New price controls seen to help Mexican consumers, for now

Mexico’s actions to regulate prices are helping to cushion blows from record inflation, but they can’t last forever, according to experts.
President Andrés Manuel López Obrador confirmed he is preparing a second round of measures to fight inflation, likely including subsidy-backed price caps, temporary regulations, and agreements with producers to limit the impact inflation has on consumers.
Although analysts expressed concerns that such measures could create market distortions, Alfredo Coutiño, head of Latin America economic research at Moody’s Analytics, told BNamericas, “they certainly help mitigate the increasing costs of consumption items while the measures last.”
Yet, they are only temporary and “do not attack the roots of inflation,” adding that prices will eventually have “to recover from the lags accumulated.”
The second round of measures follows an initial program launched in early May to tamp down prices on 24 basic household goods, as well as a tax break and subsidies on fuel prices introduced in early March.
But price pressures are still increasing in Mexico, as they are around the globe.
Grupo Financiero Banorte estimates mid-June inflation will bring the annual CPI to 7.80% from 7.65%, reaching the highest level since January 2001. Statistics agency Inegi will publish the latest data on Thursday.
“I believe that these are very positive measures for the Mexican economy … regardless of the increases the [central bank] governing board decides to implement,” Alejandro Cervantes Llamas, Banorte’s head of economic regional analysis, told BNamericas.
The central bank will decide on the rate at its next meeting on Thursday.
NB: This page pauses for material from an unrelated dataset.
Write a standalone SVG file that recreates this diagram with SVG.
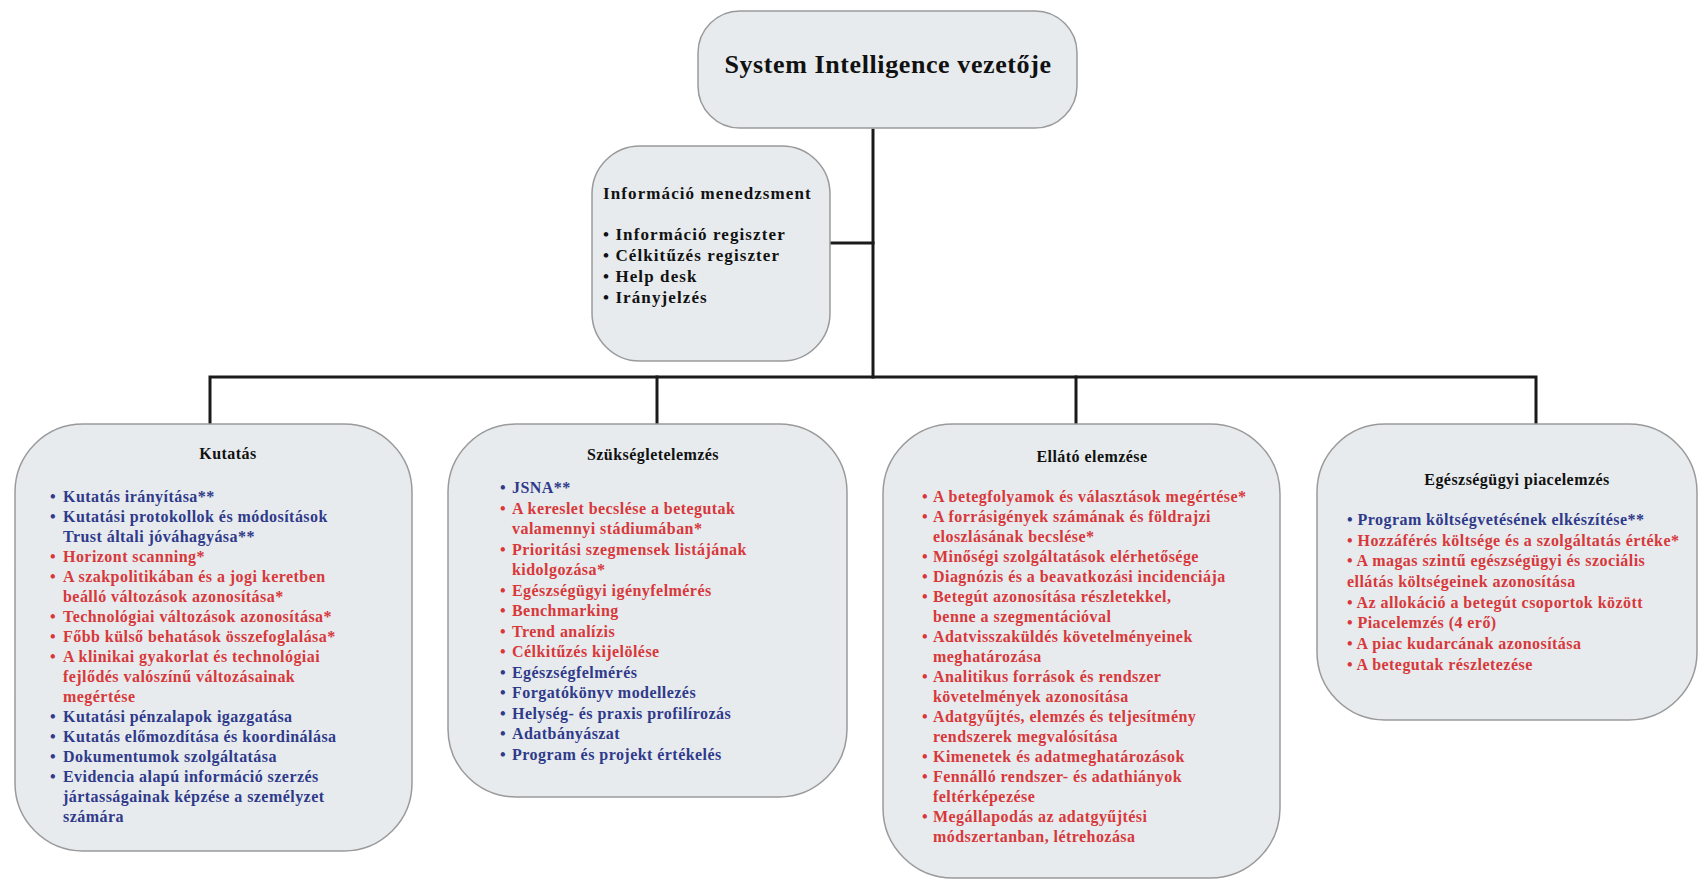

Analysts predict a hike of 75 basis points to 7.75%.
The price controls are highly important, Cervantes said, given that they come with continued controls on gasoline, diesel and LPG prices, in addition to a freeze on electricity rates.
“I believe that these policies of the federal government will not be modified in the short term, or at least by the end of this year,” Cervantes added.
Until then, the elimination of food import tariffs will build on the benefit of having been subsidized by source countries, such as US subsidies on wheat and other crops, helping to lower prices in Mexico as well, said Cervantes.
“Obviously, this favors the supply of food in Mexico, which is obviously going to have a positive impact on price dynamics within processed foods and agricultural goods,” he said.
But Coutiño said Mexico will also import inflation and see negative impacts from supply chain disruptions.
He added, “public resources are limited and sooner or later the government will have to close those programs,” and when it does, “prices will realign and will probably do it with some virulence.”